Every year about this time, I love to write about memories of the fall harvest season. When I was a kid we started with a one row pull-type picker that we used to pull behind the Farmall M. We then moved up to a two row picker that we mounted on the old Co-Op E5. That was the picker that took my Dad’s middle finger at the second knuckle, on his right hand, when he tried to pull a stalk of corn out of the gathering chain when it was running. Of course, back in the day almost all the old farmers were missing a finger or two from some new farming machine. My Dad used to tell my city cousins that a cow bit it off. They were pretty cautious for a while around the cows until they figured out he was joking. Anyway, after the two row mounted picker, we bought a used 303 International Harvester combine which really sped things up because there wasn’t all the hooking and unhooking of wagons to the picker like before. The next combine we owned was a four row 715 International. Then we traded for a 915, followed by a six row 1460 International with rear wheel assist. Later we bought a 1480 as well, and we had two that we used in the 80’s and 90’s. Today they have two of the 70 series combines that really get the job done.

Back when I was a kid it took two or three months just to pick about 150 acres of corn. I remember sitting in school and thinking about my Dad out in the fields all day picking corn. As soon as school was out and we got home, we grabbed a couple fresh rolls and we raced out to the field to see how we could help. I loved hooking up wagons for my Dad, and then hopping up into the wagon and riding around the field while my older brothers hauled the loads. Later when I was older, I would haul the full wagons up to the corn crib and unload them.

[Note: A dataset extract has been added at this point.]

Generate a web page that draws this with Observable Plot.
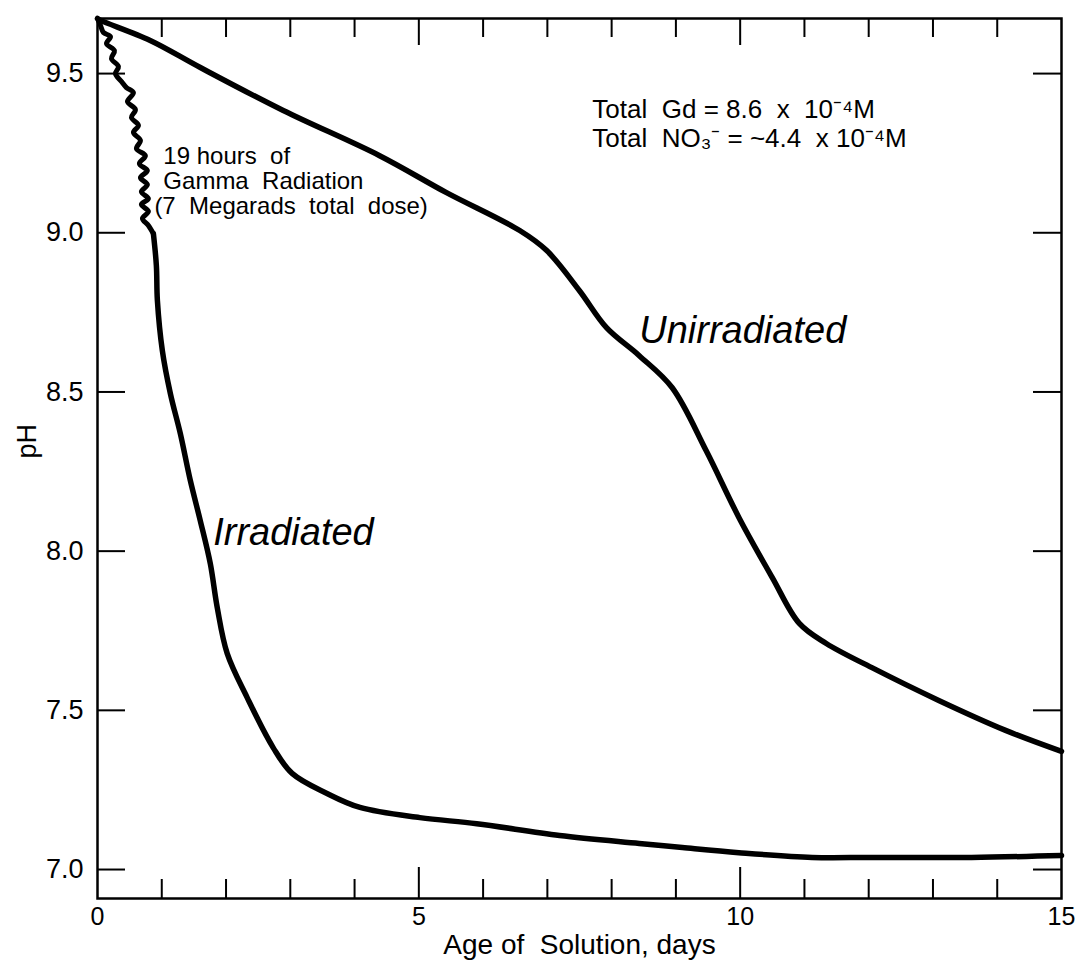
<!DOCTYPE html>
<html>
<head>
<meta charset="utf-8">
<script src="https://cdn.jsdelivr.net/npm/d3@7"></script>
<script src="https://cdn.jsdelivr.net/npm/@observablehq/plot@0.6"></script>
<style>
  html, body { margin: 0; padding: 0; background: #fff; }
  #chart { width: 1075px; height: 971px; }
</style>
</head>
<body>
<div id="chart"></div>
<script>
// ---- Data ----
const unirrDays = [0, 0.05, 0.82, 1.6, 2.89, 4.39, 5.43, 6.57, 6.99, 7.5, 7.92, 8.43, 8.94, 9.47, 9.98, 10.5, 10.92, 11.34, 12.05, 13.09, 14.13, 15.0];
const unirrPH   = [9.673, 9.667, 9.604, 9.519, 9.384, 9.242, 9.126, 9.007, 8.944, 8.818, 8.702, 8.614, 8.514, 8.316, 8.106, 7.917, 7.773, 7.71, 7.634, 7.531, 7.437, 7.371];

// irradiated: wavy portion during 19 h of gamma radiation
const irrWavyDays = [0, 0.047, 0.093, 0.202, 0.14, 0.264, 0.217, 0.326, 0.28, 0.373, 0.45, 0.559, 0.466, 0.59, 0.528, 0.637, 0.559, 0.668, 0.606, 0.745, 0.652, 0.776, 0.668, 0.776, 0.683, 0.792, 0.683, 0.792, 0.699, 0.792, 0.87];
const irrWavyPH   = [9.673, 9.651, 9.629, 9.616, 9.594, 9.572, 9.547, 9.522, 9.5, 9.475, 9.456, 9.44, 9.412, 9.387, 9.362, 9.337, 9.315, 9.29, 9.264, 9.242, 9.217, 9.195, 9.173, 9.151, 9.129, 9.107, 9.089, 9.067, 9.045, 9.023, 8.997];
// irradiated: after irradiation
const irrDays = [0.87, 0.916, 0.932, 1.009, 1.134, 1.289, 1.444, 1.599, 1.755, 1.863, 2.019, 2.329, 2.733, 3.028, 3.571, 4.084, 5.016, 5.901, 7.19, 8.43, 9.1, 9.98, 11.12, 12.05, 13.6, 15.0];
const irrPH   = [8.997, 8.897, 8.787, 8.63, 8.495, 8.369, 8.222, 8.096, 7.961, 7.823, 7.678, 7.54, 7.383, 7.302, 7.239, 7.195, 7.163, 7.144, 7.107, 7.082, 7.069, 7.053, 7.038, 7.038, 7.038, 7.044];

const xTickLabels = [0, 5, 10, 15];
const xMinorTicks = [1, 2, 3, 4, 6, 7, 8, 9, 11, 12, 13, 14];
const xMajorTicks = [5, 10];
const yTicks = [7.0, 7.5, 8.0, 8.5, 9.0, 9.5];

const noteLines = ["19 hours  of", "Gamma  Radiation", "(7  Megarads  total  dose)"];
const noteDays  = [1.025, 1.025, 0.885];
const notePH    = [9.217, 9.139, 9.06];

const concLines = ["Total  Gd = 8.6  x  10\u207B\u2074M", "Total  NO\u2083\u207B = ~4.4  x 10\u207B\u2074M"];
const concDays  = [7.7, 7.7];
const concPH    = [9.359, 9.268];

const seriesLabels = ["Unirradiated", "Irradiated"];
const seriesLabelDays = [8.43, 1.8];
const seriesLabelPH   = [8.655, 8.018];

// ---- Build tables ----
const unirr = unirrDays.map((d, i) => ({day: d, pH: unirrPH[i]}));
const irrWavy = irrWavyDays.map((d, i) => ({day: d, pH: irrWavyPH[i]}));
const irr = irrDays.map((d, i) => ({day: d, pH: irrPH[i]}));
const notes = noteLines.map((t, i) => ({t, day: noteDays[i], pH: notePH[i]}));
const concs = concLines.map((t, i) => ({t, day: concDays[i], pH: concPH[i]}));
const slabels = seriesLabels.map((t, i) => ({t, day: seriesLabelDays[i], pH: seriesLabelPH[i]}));

const W = 1075, H = 971;
const mT = 18, mB = 73, mL = 97, mR = 14;
const pw = W - mL - mR, ph = H - mT - mB;

const chart = Plot.plot({
  width: W,
  height: H,
  marginTop: mT,
  marginBottom: mB,
  marginLeft: mL,
  marginRight: mR,
  style: {fontFamily: "'Liberation Sans', Arial, sans-serif", color: "black", background: "white"},
  x: {domain: [0, 15]},
  y: {domain: [6.909, 9.673]},
  marks: [
    Plot.frame({stroke: "black", strokeWidth: 2.5}),
    // bottom ticks (inward)
    Plot.tickX(xMinorTicks, {x: d => d, insetTop: ph - 19, stroke: "black", strokeWidth: 2}),
    Plot.tickX(xMajorTicks, {x: d => d, insetTop: ph - 31, stroke: "black", strokeWidth: 2}),
    // top ticks (inward)
    Plot.tickX(xMinorTicks, {x: d => d, insetBottom: ph - 19, stroke: "black", strokeWidth: 2}),
    Plot.tickX(xMajorTicks, {x: d => d, insetBottom: ph - 27, stroke: "black", strokeWidth: 2}),
    // left and right ticks (inward)
    Plot.tickY(yTicks, {y: d => d, insetRight: pw - 28, stroke: "black", strokeWidth: 2}),
    Plot.tickY(yTicks, {y: d => d, insetLeft: pw - 28, stroke: "black", strokeWidth: 2}),
    Plot.axisX({ticks: xTickLabels, tickSize: 0, tickPadding: 9, fontSize: 25, label: null, tickFormat: d => String(d)}),
    Plot.axisY({ticks: yTicks, tickSize: 0, tickPadding: 14, fontSize: 27, label: null, tickFormat: d3.format(".1f")}),
    Plot.text(["Age of  Solution, days"], {frameAnchor: "bottom", dy: 55, lineAnchor: "bottom", fontSize: 28, fill: "black"}),
    Plot.text(["pH"], {frameAnchor: "left", dx: -70, rotate: -90, fontSize: 27, fill: "black"}),
    // curves
    Plot.line(unirr, {x: "day", y: "pH", curve: "catmull-rom", stroke: "black", strokeWidth: 5.5}),
    Plot.line(irrWavy, {x: "day", y: "pH", curve: "catmull-rom", stroke: "black", strokeWidth: 5}),
    Plot.line(irr, {x: "day", y: "pH", curve: "catmull-rom", stroke: "black", strokeWidth: 5.5}),
    // annotations
    Plot.text(notes, {x: "day", y: "pH", text: "t", textAnchor: "start", lineAnchor: "bottom", fontSize: 24, fill: "black"}),
    Plot.text(concs, {x: "day", y: "pH", text: "t", textAnchor: "start", lineAnchor: "bottom", fontSize: 26, fill: "black"}),
    Plot.text(slabels, {x: "day", y: "pH", text: "t", textAnchor: "start", lineAnchor: "bottom", fontSize: 38, fontStyle: "italic", fill: "black"})
  ]
});
document.getElementById("chart").appendChild(chart);
</script>
</body>
</html>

I think one of the most enjoyable experiences of the harvest these days is riding way up high in a modern day combine and taking out a large field in just a matter of an hour or two. It’s especially cool late at night, to be up in the cab with all those flood lights, lighting up half the field as if it was the middle of the day. When the weather is nice, most farmers these days will stay out in the field until late into the night. You have to make hay while the sun shines, so to speak .A couple times when I was working on the farm, we actually picked all night long, right up until the morning milking if we knew rain was coming. When I retire, I hope there’s a combine with my name on it somewhere.

Psalm 67:5-7 reads: Let the peoples praise You, O God; Let all the peoples praise You. Then the earth shall yield her increase; God, our own God, shall bless us, And all the ends of the earth shall fear Him.